Индивидуалистическая психология, складывавшаяся на протяжении многих сотен лет существования человека в классовом обществе, жива, как мы знаем, и по сей день. Задача упорной и долгой борьбы с ней не снята с повестки дня и сегодня. Если говорить о ее практических модификациях, то в эпоху научно-технической революции она приобрела формы приобретательства и суперменства, вещизма и равнодушия к общественным вопросам бытия. Именно с такими ее проявлениями борются современные писатели, создавая образы индивидуалистов, — Гога Герцев в «Царь-рыбе» В. Астафьева, Сабитжан в «Буранном полустанке» Ч. Айтматова, Рыбак в «Сотникове» В. Быкова, Илья Рамзин в «Выборе» Ю. Бондарева…

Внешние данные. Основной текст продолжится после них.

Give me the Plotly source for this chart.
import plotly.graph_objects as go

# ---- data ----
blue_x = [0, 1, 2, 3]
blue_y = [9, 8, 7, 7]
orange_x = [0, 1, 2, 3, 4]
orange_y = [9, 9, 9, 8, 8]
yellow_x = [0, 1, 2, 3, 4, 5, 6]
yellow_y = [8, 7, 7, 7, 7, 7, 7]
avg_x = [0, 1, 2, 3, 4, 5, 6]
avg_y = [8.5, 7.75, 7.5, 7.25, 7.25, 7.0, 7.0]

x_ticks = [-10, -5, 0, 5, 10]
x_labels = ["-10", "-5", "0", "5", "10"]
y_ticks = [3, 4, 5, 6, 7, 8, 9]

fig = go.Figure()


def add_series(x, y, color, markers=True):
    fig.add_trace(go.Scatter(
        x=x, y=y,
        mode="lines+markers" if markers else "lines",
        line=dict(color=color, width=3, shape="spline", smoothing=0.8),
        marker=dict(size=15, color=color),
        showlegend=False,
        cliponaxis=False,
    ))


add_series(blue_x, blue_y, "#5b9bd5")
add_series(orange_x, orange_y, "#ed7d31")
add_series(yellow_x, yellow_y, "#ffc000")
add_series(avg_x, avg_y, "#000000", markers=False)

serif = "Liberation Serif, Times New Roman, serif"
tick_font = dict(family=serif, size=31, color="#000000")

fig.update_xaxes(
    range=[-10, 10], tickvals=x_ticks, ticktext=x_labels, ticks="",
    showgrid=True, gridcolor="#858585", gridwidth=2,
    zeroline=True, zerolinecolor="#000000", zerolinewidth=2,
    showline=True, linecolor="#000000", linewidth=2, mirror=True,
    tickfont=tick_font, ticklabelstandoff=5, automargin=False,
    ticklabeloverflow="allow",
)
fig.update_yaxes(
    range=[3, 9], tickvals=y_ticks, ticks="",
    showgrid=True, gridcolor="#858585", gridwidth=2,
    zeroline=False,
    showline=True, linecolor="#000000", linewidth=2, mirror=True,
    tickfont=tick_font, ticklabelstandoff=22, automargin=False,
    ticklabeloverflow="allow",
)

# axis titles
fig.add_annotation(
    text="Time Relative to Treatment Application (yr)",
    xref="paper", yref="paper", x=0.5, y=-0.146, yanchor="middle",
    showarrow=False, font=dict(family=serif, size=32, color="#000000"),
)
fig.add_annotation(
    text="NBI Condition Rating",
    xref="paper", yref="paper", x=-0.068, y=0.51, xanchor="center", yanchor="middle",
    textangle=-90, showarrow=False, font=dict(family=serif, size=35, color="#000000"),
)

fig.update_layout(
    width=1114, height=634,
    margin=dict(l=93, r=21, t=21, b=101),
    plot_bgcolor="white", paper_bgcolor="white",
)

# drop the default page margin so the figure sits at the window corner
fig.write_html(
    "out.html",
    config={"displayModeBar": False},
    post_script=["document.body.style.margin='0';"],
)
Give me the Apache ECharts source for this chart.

Тревога А. Патреева, о которой он поведал читателю еще в начале 30-х годов (и в чем его роман смыкался с лучшими произведениями советской литературы тех лет, например, с «Дорогой на океан» Л. Леонова), имеет не частное, а общественное значение. Так в чем же суть концепции тридцатидвухлетнего инженера-лесовода Петра Вершинина? В чем, так сказать, конкретное проявление старой, как мир, философии индивидуализма? Попробуем разобраться в ней, как советует сам автор, «сугубо серьезно».
«Для меня, — признается Вершинин своей сестре Юлии, — теоретическая, научная истина — самоцель. Чистое знание ради знания». Уже здесь заложено глубокое противоречие, и состоит оно не только в том, что чисто «теоретической» истины не существует, что всякая истина конкретна, но и в том, что свое «чистое знание», свою «научную» систему Вершинин возводит на основе непосредственного, практического опыта. Недаром он упорно повторяет: «я — не мечтатель, не романтик», «я — производственник», «я инженер, лесовод, я произвожу товар, нужный стране», «В твоем представлении лес — это лирика. Так вот: из лирики мы делаем шпалу». Как же, такой, казалось бы, сугубо прагматический взгляд, согласуется с якобы «бескорыстным» теоретизированием Вершинина? Оказывается, не так уж сложно. Изучая законы природы как лесовод, Вершинин приходит к такому выводу: «Сосна воевала с сосной, ель нападала на березы и сосны, — так в общей ожесточенной драке растет, умирает и снова поднимается лес, густой и плотный». Автоматически перенося законы биологического выживания (разумеется, здесь фигурирует и Дарвин) на социальные отношения людей, Вершинин закономерно приходит к следующему умозаключению, на сей раз цитате из древнейших источников: «Жизнь — война. В этом — наука для всех».